Friendships are one of the strongest supports and resources we can rely on in our lives. As we talked about last week, relying on a friend even just to listen can be a huge relief for us in a dark time. However, sometimes we have friends in our lives that are actually not good for us. In all fairness it can be really hard to see it when it is happening and we tend to be very forgiving of those close to us, even when they hurt us consistently. So, this post is going to discuss how to spot toxic friendships in your own life and then what are some ways to deal with them.

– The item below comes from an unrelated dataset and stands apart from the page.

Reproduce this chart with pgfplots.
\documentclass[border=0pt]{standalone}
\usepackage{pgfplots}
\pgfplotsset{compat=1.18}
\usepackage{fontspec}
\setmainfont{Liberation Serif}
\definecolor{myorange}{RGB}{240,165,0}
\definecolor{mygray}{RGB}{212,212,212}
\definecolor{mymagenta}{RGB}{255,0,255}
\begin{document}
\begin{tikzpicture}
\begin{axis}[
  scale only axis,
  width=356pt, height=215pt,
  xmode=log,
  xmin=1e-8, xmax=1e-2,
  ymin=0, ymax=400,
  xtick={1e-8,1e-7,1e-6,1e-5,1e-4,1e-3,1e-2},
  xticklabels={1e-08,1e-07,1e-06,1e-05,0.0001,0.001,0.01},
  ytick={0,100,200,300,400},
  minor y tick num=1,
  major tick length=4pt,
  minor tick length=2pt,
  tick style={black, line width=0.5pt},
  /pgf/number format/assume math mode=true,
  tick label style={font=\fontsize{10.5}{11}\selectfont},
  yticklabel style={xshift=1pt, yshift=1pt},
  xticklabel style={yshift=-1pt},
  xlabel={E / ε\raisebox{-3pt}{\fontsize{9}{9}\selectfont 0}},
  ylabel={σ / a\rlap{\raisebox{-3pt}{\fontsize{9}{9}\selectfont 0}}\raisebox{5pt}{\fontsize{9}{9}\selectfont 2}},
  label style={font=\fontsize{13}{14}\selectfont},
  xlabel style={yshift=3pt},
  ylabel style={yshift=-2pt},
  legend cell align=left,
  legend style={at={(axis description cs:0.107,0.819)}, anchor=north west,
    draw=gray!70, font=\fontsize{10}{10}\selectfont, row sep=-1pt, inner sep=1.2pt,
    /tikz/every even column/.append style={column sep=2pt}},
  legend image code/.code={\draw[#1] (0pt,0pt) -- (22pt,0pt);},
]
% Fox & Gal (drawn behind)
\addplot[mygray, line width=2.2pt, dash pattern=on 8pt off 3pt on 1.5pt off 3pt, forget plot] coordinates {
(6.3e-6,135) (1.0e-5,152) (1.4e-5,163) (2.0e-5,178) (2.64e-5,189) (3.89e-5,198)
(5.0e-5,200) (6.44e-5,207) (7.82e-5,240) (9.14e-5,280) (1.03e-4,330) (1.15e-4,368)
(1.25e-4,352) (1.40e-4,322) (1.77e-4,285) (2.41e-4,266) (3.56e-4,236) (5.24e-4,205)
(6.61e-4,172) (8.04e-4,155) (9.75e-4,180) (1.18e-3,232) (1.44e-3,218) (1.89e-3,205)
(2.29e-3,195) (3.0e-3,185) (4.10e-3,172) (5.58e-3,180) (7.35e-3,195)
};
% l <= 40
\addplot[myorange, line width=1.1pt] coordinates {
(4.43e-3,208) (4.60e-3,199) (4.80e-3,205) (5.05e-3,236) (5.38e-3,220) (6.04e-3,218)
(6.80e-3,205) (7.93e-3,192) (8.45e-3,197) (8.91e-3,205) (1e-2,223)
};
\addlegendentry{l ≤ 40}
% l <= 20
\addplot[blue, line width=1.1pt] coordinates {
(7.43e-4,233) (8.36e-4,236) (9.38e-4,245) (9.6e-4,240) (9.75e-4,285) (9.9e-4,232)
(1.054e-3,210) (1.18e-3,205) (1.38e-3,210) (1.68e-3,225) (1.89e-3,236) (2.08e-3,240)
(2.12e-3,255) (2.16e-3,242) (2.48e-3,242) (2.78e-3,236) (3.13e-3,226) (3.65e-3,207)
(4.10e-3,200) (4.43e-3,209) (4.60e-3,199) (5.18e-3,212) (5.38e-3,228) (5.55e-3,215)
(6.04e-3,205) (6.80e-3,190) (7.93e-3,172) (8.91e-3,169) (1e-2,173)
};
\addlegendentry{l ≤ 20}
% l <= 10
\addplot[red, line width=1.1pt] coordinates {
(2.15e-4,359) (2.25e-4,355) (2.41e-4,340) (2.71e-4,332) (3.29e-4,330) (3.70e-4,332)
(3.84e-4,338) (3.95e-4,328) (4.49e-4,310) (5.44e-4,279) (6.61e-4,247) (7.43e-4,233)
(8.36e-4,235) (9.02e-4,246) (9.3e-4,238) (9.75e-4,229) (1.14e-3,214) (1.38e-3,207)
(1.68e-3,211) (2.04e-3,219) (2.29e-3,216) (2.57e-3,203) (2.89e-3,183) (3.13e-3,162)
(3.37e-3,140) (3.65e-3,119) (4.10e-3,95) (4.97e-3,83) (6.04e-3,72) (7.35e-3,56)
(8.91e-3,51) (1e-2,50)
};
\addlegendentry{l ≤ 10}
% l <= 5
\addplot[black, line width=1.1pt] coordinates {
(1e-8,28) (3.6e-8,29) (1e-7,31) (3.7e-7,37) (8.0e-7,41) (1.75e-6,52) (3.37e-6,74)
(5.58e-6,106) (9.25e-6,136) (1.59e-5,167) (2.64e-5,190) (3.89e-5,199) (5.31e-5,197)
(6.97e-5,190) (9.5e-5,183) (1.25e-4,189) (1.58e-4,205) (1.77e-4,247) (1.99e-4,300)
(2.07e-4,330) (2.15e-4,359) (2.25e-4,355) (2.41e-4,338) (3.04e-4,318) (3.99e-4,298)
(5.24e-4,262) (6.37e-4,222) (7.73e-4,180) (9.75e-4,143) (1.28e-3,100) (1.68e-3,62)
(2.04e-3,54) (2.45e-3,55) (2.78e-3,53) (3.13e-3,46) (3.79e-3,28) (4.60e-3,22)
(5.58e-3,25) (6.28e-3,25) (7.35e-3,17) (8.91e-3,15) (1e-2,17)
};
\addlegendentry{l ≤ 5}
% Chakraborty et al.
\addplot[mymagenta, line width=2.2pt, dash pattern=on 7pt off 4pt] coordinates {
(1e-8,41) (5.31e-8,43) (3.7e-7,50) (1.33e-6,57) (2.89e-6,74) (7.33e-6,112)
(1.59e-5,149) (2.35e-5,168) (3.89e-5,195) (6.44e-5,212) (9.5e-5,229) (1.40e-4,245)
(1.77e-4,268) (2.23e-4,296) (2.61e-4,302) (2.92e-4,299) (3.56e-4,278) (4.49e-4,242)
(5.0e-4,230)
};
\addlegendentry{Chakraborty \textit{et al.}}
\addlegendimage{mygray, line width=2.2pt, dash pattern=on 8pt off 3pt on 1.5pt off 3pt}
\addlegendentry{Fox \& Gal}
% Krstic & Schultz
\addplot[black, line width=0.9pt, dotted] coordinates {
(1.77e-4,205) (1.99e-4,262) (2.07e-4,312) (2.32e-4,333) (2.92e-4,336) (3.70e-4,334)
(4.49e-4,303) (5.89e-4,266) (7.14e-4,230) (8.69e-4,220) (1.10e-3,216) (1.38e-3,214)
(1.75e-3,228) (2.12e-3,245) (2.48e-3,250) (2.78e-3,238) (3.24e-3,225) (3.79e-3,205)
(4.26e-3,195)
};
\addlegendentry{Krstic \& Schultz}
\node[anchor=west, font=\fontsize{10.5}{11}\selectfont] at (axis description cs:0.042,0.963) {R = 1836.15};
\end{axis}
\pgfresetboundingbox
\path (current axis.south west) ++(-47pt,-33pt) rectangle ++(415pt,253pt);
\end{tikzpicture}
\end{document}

When looking out for toxic friendships, you want to first look at the friendships that look like they are taking more than they are giving. Is this person taking your time, money, energy and resources without giving anything back to you? If the answer is yes, then it is time to consider that they are taking from you without considering you which is a recipe for a toxic friendship. Another big question to ask yourself is: does this person make happy at all anymore? If the answer is no it may be time to consider why you have this friendship in your life. A few key things to note is that sometimes friendships are not perfect, and we may go through harder periods with our friends, that doesn’t make them toxic friendships. In order for the friendship to be toxic there needs to be consistency in these negative patterns over a longer period of time. The final thing to look out for is; are they there for you? A lot of toxic friends will need you there for them but when you need their help, they are unable to give back. I want to make clear this are just some basic signs of a toxic friendship. There are many other types of toxic friendships with a variety of different aspects.

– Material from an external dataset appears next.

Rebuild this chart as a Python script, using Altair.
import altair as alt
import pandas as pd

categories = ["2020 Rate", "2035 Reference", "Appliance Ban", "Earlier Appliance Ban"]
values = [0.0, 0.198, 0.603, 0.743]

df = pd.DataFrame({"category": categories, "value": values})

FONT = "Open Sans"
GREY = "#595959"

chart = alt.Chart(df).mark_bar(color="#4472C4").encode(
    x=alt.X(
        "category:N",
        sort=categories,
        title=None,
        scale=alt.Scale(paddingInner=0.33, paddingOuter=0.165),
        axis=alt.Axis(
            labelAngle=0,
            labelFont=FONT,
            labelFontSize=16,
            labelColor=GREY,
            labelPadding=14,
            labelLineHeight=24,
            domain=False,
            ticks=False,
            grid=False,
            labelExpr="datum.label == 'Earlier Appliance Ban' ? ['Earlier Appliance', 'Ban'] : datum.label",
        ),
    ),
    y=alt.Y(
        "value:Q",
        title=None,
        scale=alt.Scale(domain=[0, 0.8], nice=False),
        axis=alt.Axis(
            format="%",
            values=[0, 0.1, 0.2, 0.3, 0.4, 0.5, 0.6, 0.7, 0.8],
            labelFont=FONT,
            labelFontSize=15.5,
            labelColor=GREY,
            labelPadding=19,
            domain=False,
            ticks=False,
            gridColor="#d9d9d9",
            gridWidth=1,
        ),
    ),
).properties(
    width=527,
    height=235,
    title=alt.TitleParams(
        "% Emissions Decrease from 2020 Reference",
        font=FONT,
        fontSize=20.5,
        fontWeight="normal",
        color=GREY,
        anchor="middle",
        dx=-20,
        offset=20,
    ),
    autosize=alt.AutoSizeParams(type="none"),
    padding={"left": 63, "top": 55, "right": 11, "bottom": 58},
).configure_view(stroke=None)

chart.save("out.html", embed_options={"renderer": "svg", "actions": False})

So how do we solve this problem? The first thing to ask yourself is if you want to solve it. A lot of people keep friendships that are toxic purely because they have been friends so long, and to a certain point that shows loyalty and strength. This can also be a point of struggle though too because a long friendship does not necessarily imply a good and healthy one. Talking to this friend about the friendship and how you are feeling is often a good way to start. The hardest part about all this is that you may need to let go of a friendship in the end, which is not an easy of fun thing to do. Rely on other friends that are uninvolved in the situation, or on family for support. You are stronger than one friendship in your life!